Create vibrant, healthy zucchini noodles topped with either a classic tomato basil sauce or creamy avocado pesto. These light noodles offer a gluten-free, low-carb alternative to traditional pasta while delivering incredible freshness and flavor. The entire dish comes together in just 20 minutes, making it perfect for quick weeknight dinners or meal prep.

Spiralized zucchini is sautéed briefly to maintain a tender-crisp texture, then tossed with your choice of sauce. The tomato basil variation features sweet cherry tomatoes and aromatic garlic, while the avocado pesto offers rich creaminess with fresh herbs and nuts. Customize with toppings like Parmesan, pine nuts, sun-dried tomatoes, or crumbled feta for added texture and flavor.

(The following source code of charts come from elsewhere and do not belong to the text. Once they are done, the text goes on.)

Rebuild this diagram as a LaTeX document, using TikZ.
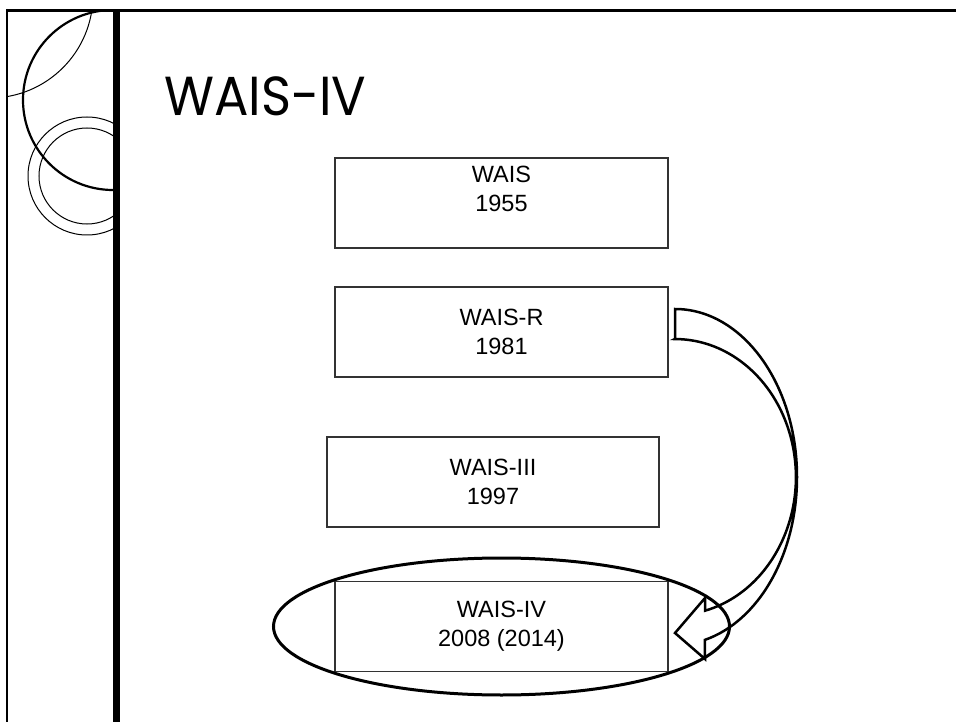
\documentclass[tikz,border=0pt]{standalone}
\usepackage{fontspec}
\setmainfont{Liberation Sans}
\newfontfamily\titlefont{Poppins}
\usetikzlibrary{shapes.geometric}
\tikzset{
  yearbox/.style={draw=black!80, line width=1.3pt, inner sep=0pt, minimum height=90pt, align=center,
    font=\fontsize{23.5}{29}\selectfont},
  deco/.style={line width=1pt},
  bigarrow/.style={draw=black, line width=2.5pt, fill=white, line join=miter},
}
\begin{document}
\begin{tikzpicture}[x=1pt,y=-1pt]
\useasboundingbox (0,0) rectangle (956,722);
% left decoration
\begin{scope}
  \clip (7,10) rectangle (114,722);
  \draw[line width=2.2pt] (113,100) circle[radius=90];
  \draw[deco] (-10,-5) circle[radius=103];
  \draw[deco] (87,176) circle[radius=59];
  \draw[deco] (87,176) circle[radius=48];
\end{scope}
\draw[line width=1.5pt] (7,9) -- (7,722);
\draw[line width=3pt] (6.25,10.5) -- (956,10.5);
\fill (113,10) rectangle (120,722);
% title
\node[anchor=base west, font=\titlefont\fontsize{55}{60}\selectfont, inner sep=0pt] (title) at (164,116) {\scalebox{0.93}[1]{WAIS-IV}};
% boxes
\node[yearbox, minimum width=333pt] (b1) at (501.5,203) {WAIS\\1955\\\mbox{}};
\node[yearbox, minimum width=333pt] (b2) at (501.5,332) {WAIS-R\\1981};
\node[yearbox, minimum width=332pt] (b3) at (493,482) {WAIS-III\\1997};
\node[yearbox, minimum width=333pt] (b4) at (501.5,626.5) {WAIS-IV\\2008 (2014)};
% curved arrow
\draw[bigarrow] (675,339) -- (675,309)
  arc[start angle=-90, end angle=75.8, x radius=122, y radius=168]
  -- (705,659) -- (675,633) -- (705,598) -- (705,610.7)
  arc[start angle=75.6, end angle=-90, x radius=121, y radius=138] -- cycle;
% highlight ellipse
\node[draw, ellipse, line width=3pt, inner sep=0pt, minimum width=456pt, minimum height=137pt] (hl) at (b4.center) {};
\end{tikzpicture}
\end{document}
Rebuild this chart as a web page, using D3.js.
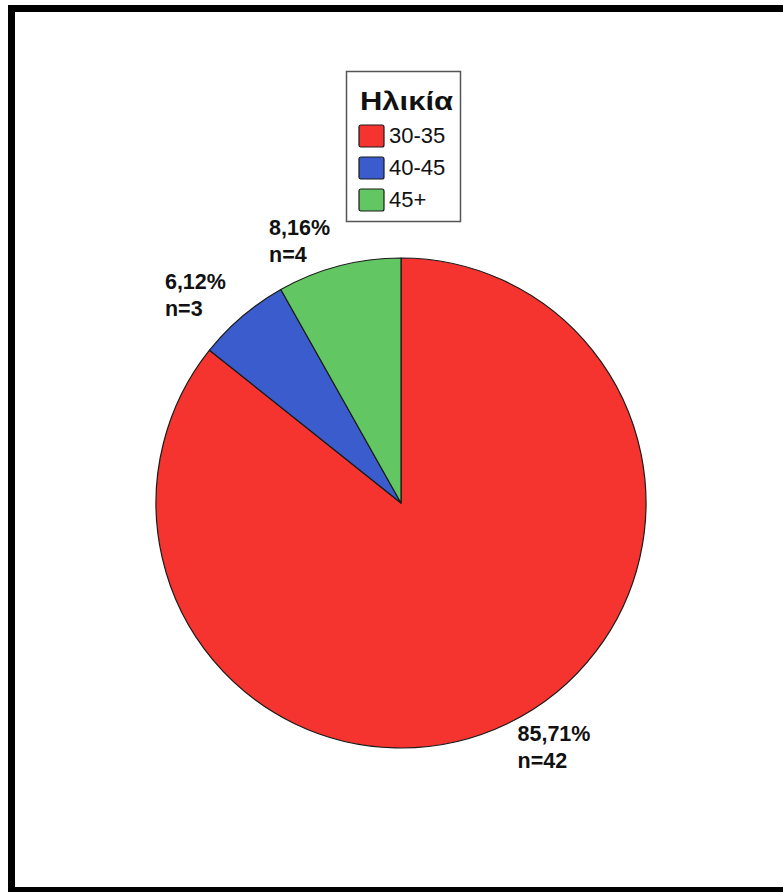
<!DOCTYPE html>
<html>
<head>
<meta charset="utf-8">
<script src="https://cdn.jsdelivr.net/npm/d3@7"></script>
<style>
  html, body { margin: 0; padding: 0; background: #ffffff; }
  svg { display: block; }
</style>
</head>
<body>
<svg id="chart" width="783" height="892"></svg>
<script>
// ---- data ----
const legendTitle = "Ηλικία";
const categories = ["30-35", "40-45", "45+"];
const percents = [85.71, 6.12, 8.16];
const counts = [42, 3, 4];
const colors = ["#f5332f", "#3a5ccc", "#62c662"];

const svg = d3.select("#chart");

// outer frame (only top, left, bottom visible in reference)
svg.append("rect")
  .attr("x", 11.5).attr("y", 8.5)
  .attr("width", 800).attr("height", 882)
  .attr("fill", "#fff")
  .attr("stroke", "#000")
  .attr("stroke-width", 7);

// ---- pie ----
const cx = 401, cy = 503, R = 245;
const data = categories.map((c, i) => ({ cat: c, pct: percents[i], n: counts[i], color: colors[i] }));

const pie = d3.pie().sort(null).value(d => d.pct);
const arc = d3.arc().innerRadius(0).outerRadius(R);
const arcs = pie(data);

const g = svg.append("g").attr("transform", `translate(${cx},${cy})`);
g.selectAll("path.slice")
  .data(arcs)
  .join("path")
  .attr("class", "slice")
  .attr("d", arc)
  .attr("fill", d => d.data.color)
  .attr("stroke", "#1a1a1a")
  .attr("stroke-width", 1.2)
  .attr("stroke-linejoin", "round");

// ---- labels ----
const labelR = 264;
const fmt = v => v.toFixed(2).replace(".", ",") + "%";
const lblG = svg.append("g")
  .attr("font-family", "Liberation Sans, Arial, sans-serif")
  .attr("font-weight", "bold")
  .attr("font-size", 21.5)
  .attr("fill", "#111");

arcs.forEach(a => {
  const mid = (a.startAngle + a.endAngle) / 2;
  const ax = cx + labelR * Math.sin(mid);
  const ay = cy - labelR * Math.cos(mid);
  const upper = Math.cos(mid) > 0;
  const left = Math.sin(mid) < 0;
  const y1 = upper ? ay - 13 : ay;
  const t1 = lblG.append("text").attr("y", y1).text(fmt(a.data.pct));
  const t2 = lblG.append("text").attr("y", y1 + 27).text("n=" + a.data.n);
  const w = t1.node().getComputedTextLength();
  const x = left ? ax - 4 - w : ax + 2;
  t1.attr("x", x);
  t2.attr("x", x);
});

// ---- legend ----
const leg = svg.append("g").attr("font-family", "Liberation Sans, Arial, sans-serif");
leg.append("rect")
  .attr("x", 346.5).attr("y", 71.5)
  .attr("width", 114).attr("height", 150)
  .attr("fill", "#fff")
  .attr("stroke", "#555")
  .attr("stroke-width", 1.5);
leg.append("text")
  .attr("x", 360).attr("y", 110)
  .attr("font-size", 25)
  .attr("font-weight", "bold")
  .attr("fill", "#111")
  .attr("textLength", 93)
  .attr("lengthAdjust", "spacingAndGlyphs")
  .text(legendTitle);

const rowY = d3.scalePoint().domain(categories).range([125, 189]);
const items = leg.selectAll("g.item")
  .data(data)
  .join("g")
  .attr("class", "item")
  .attr("transform", d => `translate(359,${rowY(d.cat)})`);
items.append("rect")
  .attr("width", 25).attr("height", 22)
  .attr("rx", 2)
  .attr("fill", d => d.color)
  .attr("stroke", "#1a1a1a")
  .attr("stroke-width", 1.2);
items.append("text")
  .attr("x", 30).attr("y", 18)
  .attr("font-size", 22)
  .attr("fill", "#111")
  .text(d => d.cat);
</script>
</body>
</html>
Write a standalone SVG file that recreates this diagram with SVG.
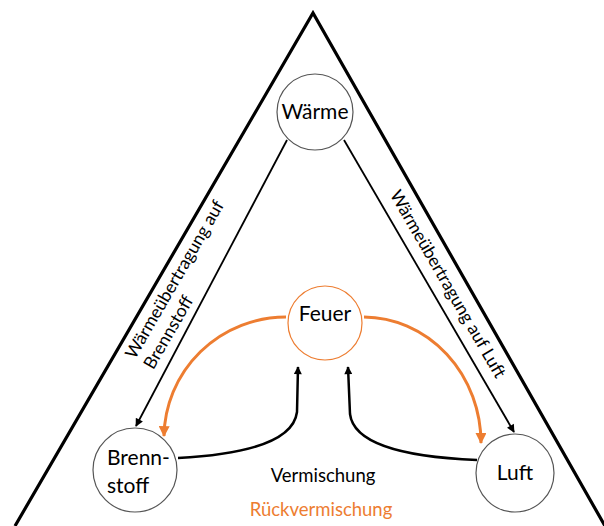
<svg xmlns="http://www.w3.org/2000/svg" width="604" height="526" viewBox="0 0 604 526">
<style>
  text { font-family: Lato, "Liberation Sans", sans-serif; fill: #000; }
  .node { fill: #fff; stroke: #555; stroke-width: 1.2; }
  .fire { fill: #fff; stroke: #ED7D31; stroke-width: 1.2; }
  .lbl { font-size: 21px; }
  .edge { font-size: 17.5px; }
  .blk { fill: none; stroke: #000; stroke-width: 1.8; }
  .blk2 { fill: none; stroke: #000; stroke-width: 2.5; }
  .org { fill: none; stroke: #ED7D31; stroke-width: 3; }
</style>
<defs>
  <marker id="ab" viewBox="0 0 10 10" refX="9" refY="5" markerWidth="9" markerHeight="8" markerUnits="userSpaceOnUse" orient="auto">
    <path d="M0,0 L10,5 L0,10 z" fill="#000"/>
  </marker>
  <marker id="ao" viewBox="0 0 10 10" refX="9" refY="5" markerWidth="12" markerHeight="11" markerUnits="userSpaceOnUse" orient="auto">
    <path d="M0,0 L10,5 L0,10 z" fill="#ED7D31"/>
  </marker>
</defs>
<g id="triangle">
  <path d="M15,526 L313,13 L605,526" fill="none" stroke="#000" stroke-width="3.2"/>
</g>
<g id="connectors">
  <path class="blk" d="M287,140 L136,426" marker-end="url(#ab)"/>
  <path class="blk" d="M344,140 L514,432" marker-end="url(#ab)"/>
  <path class="org" d="M286,317 A122 121 0 0 0 164,436" marker-end="url(#ao)"/>
  <path class="org" d="M364,317 A118 126 0 0 1 481,443" marker-end="url(#ao)"/>
  <path class="blk2" d="M178,458 Q292,452 297,412 L298,367" marker-end="url(#ab)"/>
  <path class="blk2" d="M477,460 Q355,455 350,414 L348,367" marker-end="url(#ab)"/>
</g>
<g id="waerme">
  <circle class="node" cx="315" cy="112" r="38"/>
  <text class="lbl" x="315" y="119" text-anchor="middle">Wärme</text>
</g>
<g id="feuer">
  <circle class="fire" cx="325" cy="323" r="37"/>
  <text class="lbl" x="325" y="321" text-anchor="middle">Feuer</text>
</g>
<g id="brennstoff">
  <circle class="node" cx="135" cy="470" r="42"/>
  <text class="lbl" x="107" y="465">Brenn-</text>
  <text class="lbl" x="107" y="493">stoff</text>
</g>
<g id="luft">
  <circle class="node" cx="515" cy="473" r="39"/>
  <text class="lbl" x="515" y="480" text-anchor="middle">Luft</text>
</g>
<g id="labels">
  <g transform="translate(135,360) rotate(-60)">
    <text class="edge" x="0" y="0">Wärmeübertragung auf</text>
    <text class="edge" x="0" y="21">Brennstoff</text>
  </g>
  <g transform="translate(448,284) rotate(60)">
    <text class="edge" x="0" y="6" text-anchor="middle">Wärmeübertragung auf Luft</text>
  </g>
  <text x="323" y="482" font-size="18.5" text-anchor="middle">Vermischung</text>
  <text x="321" y="516" font-size="18.5" text-anchor="middle" style="fill:#ED7D31">Rückvermischung</text>
</g>
</svg>
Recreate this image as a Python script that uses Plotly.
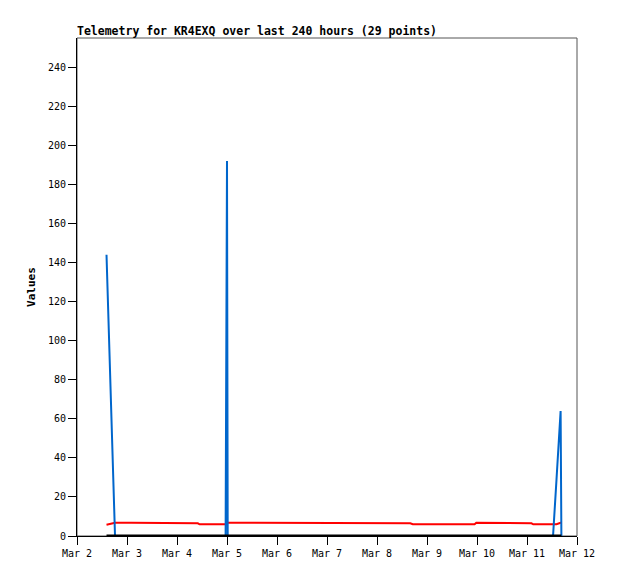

Updated on Thu, 15 Jan 2026 08:29:00 GMT
Bright green spiralized zucchini noodles tossed in a creamy avocado pesto, topped with toasted pine nuts and fresh basil leaves. Save Pin
Bright green spiralized zucchini noodles tossed in a creamy avocado pesto, topped with toasted pine nuts and fresh basil leaves. | fabulousdishesby.com

The first time I served zucchini noodles to my pasta-loving father, he took three bites before asking what kind of vegetable strands these were. That was the moment I stopped thinking of zoodles as a compromise and started seeing them as something wonderful in their own right. There is something genuinely satisfying about twirling fresh, crisp noodles around your fork without the heavy, sleepy feeling that follows a big bowl of pasta. These variations have become my go-to for weeknight dinners when I want something light but still crave that comforting bowl experience.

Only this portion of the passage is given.